• Short task: Go through the entries and say how many lines contain the string "chart". The number is the whole answer.

• Supplied material:
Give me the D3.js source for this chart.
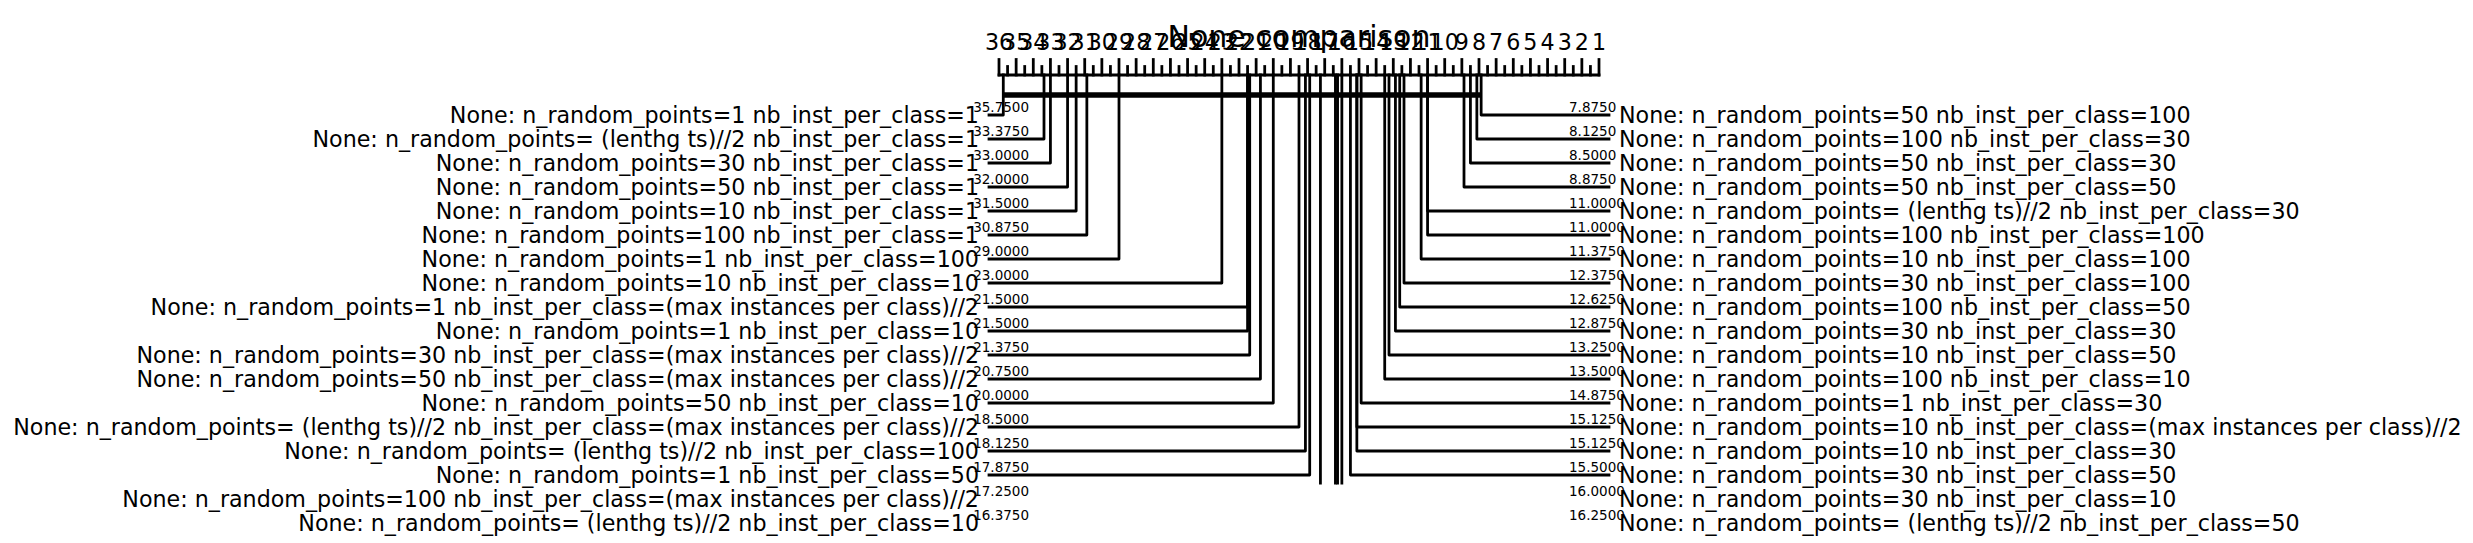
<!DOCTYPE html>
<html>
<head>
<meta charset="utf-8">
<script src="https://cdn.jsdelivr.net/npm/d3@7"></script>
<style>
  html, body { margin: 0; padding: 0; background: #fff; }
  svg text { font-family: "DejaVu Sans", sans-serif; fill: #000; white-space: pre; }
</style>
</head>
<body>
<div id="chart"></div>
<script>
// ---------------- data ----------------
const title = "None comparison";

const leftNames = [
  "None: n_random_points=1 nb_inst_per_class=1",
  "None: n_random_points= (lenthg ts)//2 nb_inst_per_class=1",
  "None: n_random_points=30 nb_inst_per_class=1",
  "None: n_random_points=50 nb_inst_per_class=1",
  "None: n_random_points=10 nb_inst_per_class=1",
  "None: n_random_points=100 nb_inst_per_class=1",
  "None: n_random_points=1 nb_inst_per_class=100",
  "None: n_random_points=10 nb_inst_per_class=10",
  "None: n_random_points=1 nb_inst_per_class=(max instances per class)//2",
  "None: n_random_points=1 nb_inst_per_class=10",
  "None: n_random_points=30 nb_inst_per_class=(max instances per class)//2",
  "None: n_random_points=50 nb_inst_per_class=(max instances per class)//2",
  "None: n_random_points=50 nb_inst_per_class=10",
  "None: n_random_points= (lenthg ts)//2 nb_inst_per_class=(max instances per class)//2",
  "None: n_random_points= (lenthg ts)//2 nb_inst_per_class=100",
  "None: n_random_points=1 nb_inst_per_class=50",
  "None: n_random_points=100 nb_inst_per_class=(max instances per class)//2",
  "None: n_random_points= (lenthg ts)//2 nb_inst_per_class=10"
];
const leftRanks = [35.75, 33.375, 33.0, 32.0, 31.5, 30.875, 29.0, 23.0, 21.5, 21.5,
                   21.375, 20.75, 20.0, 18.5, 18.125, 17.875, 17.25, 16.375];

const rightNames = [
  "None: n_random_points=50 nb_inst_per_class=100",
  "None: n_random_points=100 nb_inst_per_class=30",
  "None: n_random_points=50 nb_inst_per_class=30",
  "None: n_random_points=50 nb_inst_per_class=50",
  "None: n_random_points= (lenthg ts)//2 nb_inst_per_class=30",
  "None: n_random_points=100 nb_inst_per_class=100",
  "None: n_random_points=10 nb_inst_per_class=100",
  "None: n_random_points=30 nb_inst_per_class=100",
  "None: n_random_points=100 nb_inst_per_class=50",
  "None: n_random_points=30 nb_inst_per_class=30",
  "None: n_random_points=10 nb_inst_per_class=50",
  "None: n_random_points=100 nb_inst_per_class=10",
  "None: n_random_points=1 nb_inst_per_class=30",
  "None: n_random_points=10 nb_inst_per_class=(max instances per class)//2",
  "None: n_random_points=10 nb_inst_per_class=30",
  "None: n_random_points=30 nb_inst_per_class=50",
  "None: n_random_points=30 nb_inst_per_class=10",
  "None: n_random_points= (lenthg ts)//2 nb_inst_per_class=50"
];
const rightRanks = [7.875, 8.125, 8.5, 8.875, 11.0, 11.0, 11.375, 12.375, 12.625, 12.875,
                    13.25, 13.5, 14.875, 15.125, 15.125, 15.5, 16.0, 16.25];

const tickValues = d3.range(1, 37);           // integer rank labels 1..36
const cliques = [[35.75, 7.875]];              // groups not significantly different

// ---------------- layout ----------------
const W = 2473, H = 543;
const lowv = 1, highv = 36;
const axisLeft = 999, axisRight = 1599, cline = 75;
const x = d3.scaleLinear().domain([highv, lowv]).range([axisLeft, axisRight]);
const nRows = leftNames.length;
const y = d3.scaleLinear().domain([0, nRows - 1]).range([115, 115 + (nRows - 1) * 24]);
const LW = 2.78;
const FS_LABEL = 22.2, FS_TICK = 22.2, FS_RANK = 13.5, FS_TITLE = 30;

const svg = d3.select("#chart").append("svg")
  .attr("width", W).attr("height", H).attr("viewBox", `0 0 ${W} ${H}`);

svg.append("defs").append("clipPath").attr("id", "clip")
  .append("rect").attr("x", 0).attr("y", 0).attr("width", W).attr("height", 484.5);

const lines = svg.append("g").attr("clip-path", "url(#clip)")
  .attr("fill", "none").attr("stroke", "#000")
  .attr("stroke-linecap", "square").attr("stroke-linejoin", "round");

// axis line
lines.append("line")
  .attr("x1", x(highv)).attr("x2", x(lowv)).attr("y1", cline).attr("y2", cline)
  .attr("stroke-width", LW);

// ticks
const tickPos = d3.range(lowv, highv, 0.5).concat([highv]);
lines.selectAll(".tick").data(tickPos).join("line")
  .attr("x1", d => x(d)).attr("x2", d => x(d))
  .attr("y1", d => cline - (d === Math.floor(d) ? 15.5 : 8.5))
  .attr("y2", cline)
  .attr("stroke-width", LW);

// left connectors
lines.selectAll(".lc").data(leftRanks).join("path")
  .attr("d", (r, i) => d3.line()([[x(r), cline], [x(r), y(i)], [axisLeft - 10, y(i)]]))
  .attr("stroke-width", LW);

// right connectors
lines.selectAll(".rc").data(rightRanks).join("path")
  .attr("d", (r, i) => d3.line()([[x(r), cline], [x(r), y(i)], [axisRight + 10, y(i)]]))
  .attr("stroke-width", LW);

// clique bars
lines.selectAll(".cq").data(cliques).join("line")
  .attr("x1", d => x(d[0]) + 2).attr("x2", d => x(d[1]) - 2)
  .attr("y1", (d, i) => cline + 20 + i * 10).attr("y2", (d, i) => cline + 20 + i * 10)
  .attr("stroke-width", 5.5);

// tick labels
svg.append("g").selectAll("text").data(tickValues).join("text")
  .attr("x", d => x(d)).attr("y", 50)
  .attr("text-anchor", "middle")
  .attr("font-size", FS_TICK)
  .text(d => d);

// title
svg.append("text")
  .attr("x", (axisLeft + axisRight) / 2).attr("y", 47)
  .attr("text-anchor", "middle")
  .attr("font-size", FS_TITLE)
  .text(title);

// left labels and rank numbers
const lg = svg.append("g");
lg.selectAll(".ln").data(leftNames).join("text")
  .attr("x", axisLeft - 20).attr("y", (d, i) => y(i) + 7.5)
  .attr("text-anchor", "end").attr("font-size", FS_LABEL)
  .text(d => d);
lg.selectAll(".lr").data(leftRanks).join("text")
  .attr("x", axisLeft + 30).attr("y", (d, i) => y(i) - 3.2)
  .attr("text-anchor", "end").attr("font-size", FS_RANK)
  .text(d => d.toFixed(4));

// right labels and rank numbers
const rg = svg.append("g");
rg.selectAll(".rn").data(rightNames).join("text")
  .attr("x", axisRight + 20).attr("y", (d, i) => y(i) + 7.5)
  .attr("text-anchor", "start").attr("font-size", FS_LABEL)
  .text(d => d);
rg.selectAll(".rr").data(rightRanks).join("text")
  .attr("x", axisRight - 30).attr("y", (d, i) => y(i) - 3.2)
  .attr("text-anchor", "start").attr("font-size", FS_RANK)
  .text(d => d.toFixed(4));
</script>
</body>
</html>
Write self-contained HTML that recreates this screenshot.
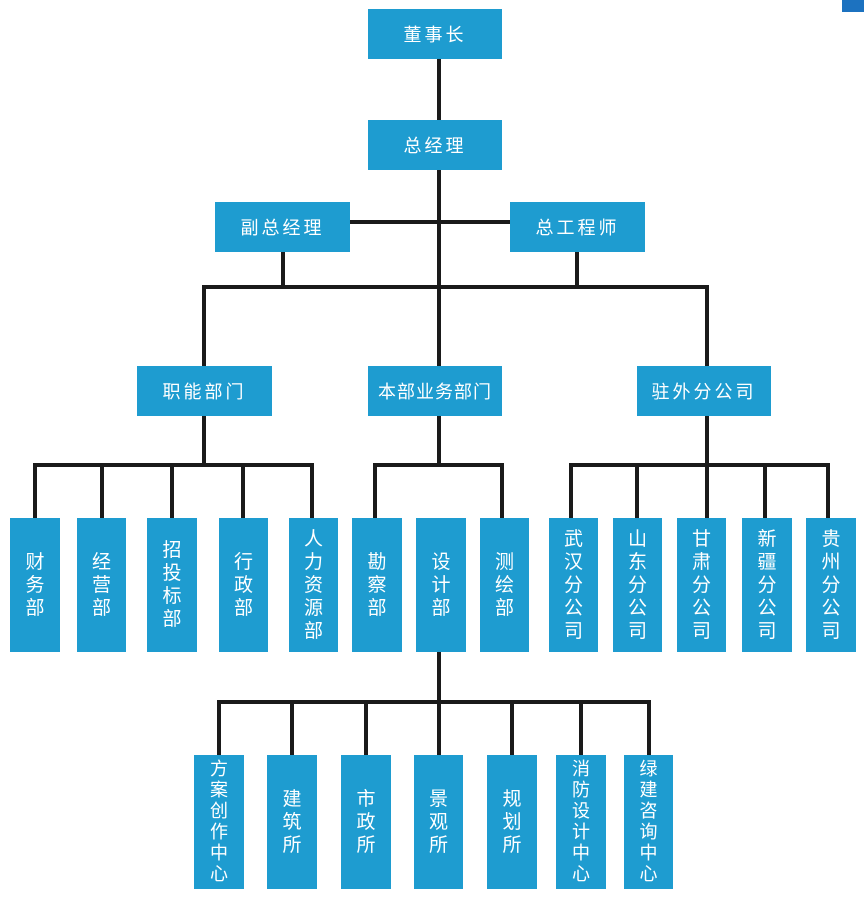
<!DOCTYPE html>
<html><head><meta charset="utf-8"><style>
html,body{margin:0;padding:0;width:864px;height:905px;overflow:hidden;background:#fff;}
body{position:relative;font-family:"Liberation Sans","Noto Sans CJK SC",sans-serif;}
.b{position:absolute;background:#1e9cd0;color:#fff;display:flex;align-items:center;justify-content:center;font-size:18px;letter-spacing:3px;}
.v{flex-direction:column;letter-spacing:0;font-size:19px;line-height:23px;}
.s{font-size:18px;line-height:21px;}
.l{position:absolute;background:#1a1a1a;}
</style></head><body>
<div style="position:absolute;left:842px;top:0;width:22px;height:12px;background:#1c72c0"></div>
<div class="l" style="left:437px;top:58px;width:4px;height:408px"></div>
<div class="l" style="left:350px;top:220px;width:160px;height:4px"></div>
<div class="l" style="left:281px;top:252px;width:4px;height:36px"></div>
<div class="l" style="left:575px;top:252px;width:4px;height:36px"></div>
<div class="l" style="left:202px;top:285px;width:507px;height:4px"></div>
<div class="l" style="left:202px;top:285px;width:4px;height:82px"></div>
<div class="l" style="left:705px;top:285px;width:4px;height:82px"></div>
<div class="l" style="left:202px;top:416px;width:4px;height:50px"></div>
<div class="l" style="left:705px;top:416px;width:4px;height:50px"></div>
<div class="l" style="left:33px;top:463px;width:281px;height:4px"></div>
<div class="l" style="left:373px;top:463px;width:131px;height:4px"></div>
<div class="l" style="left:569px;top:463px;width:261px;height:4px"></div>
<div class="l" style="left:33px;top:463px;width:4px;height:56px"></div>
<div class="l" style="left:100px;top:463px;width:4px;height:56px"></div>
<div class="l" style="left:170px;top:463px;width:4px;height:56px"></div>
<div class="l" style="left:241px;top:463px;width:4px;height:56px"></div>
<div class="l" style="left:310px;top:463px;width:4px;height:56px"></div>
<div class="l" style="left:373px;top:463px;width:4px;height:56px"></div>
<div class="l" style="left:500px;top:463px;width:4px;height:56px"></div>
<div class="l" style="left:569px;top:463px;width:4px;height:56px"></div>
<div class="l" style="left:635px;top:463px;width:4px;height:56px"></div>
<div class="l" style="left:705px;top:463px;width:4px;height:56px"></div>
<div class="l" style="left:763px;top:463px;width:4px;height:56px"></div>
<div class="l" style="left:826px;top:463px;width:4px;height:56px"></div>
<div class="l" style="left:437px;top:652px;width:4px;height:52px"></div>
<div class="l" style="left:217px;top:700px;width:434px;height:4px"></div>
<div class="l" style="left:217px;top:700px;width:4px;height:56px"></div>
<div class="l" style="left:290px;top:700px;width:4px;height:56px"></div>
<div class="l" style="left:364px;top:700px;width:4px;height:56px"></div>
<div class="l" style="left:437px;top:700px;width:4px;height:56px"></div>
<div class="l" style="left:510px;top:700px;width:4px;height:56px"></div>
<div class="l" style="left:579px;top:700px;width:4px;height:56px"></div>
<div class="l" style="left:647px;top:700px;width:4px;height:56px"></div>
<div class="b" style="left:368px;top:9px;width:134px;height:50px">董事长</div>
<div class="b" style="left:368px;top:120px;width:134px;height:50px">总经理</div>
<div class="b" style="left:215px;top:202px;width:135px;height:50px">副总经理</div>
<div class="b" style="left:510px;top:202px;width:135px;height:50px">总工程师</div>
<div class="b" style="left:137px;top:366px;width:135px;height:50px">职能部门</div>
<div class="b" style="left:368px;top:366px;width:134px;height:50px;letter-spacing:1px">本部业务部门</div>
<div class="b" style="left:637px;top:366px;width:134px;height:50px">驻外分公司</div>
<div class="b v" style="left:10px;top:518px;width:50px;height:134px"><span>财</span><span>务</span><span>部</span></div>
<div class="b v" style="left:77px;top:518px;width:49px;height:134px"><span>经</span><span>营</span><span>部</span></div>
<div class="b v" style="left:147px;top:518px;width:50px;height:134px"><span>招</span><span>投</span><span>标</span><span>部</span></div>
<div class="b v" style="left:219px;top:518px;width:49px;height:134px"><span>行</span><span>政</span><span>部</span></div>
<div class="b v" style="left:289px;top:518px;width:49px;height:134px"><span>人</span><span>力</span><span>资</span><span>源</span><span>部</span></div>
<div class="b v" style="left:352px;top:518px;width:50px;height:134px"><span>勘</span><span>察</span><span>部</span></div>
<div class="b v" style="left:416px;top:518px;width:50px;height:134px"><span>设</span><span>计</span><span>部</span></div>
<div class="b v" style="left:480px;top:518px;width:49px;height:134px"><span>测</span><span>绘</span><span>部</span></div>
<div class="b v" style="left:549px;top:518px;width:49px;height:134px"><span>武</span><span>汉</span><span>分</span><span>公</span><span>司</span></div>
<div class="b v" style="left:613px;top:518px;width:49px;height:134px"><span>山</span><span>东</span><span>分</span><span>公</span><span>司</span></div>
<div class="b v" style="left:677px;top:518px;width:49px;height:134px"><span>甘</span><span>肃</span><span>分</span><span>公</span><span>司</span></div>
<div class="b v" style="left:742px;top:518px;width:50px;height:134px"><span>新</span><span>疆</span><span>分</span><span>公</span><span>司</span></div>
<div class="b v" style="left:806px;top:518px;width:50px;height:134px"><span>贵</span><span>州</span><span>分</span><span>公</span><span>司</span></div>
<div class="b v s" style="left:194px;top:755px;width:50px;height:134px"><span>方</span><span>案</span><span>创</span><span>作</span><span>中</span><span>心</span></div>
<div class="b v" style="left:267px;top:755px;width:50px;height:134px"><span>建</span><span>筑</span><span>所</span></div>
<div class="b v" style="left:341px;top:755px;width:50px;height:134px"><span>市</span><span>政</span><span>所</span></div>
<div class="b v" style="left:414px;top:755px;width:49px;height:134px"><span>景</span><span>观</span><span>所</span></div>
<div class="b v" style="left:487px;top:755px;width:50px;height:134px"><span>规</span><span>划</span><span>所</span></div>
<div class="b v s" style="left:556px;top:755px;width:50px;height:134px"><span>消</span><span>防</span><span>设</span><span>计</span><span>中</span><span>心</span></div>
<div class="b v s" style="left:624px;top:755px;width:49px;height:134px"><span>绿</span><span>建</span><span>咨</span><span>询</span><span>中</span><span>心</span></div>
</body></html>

• Exercise result: 3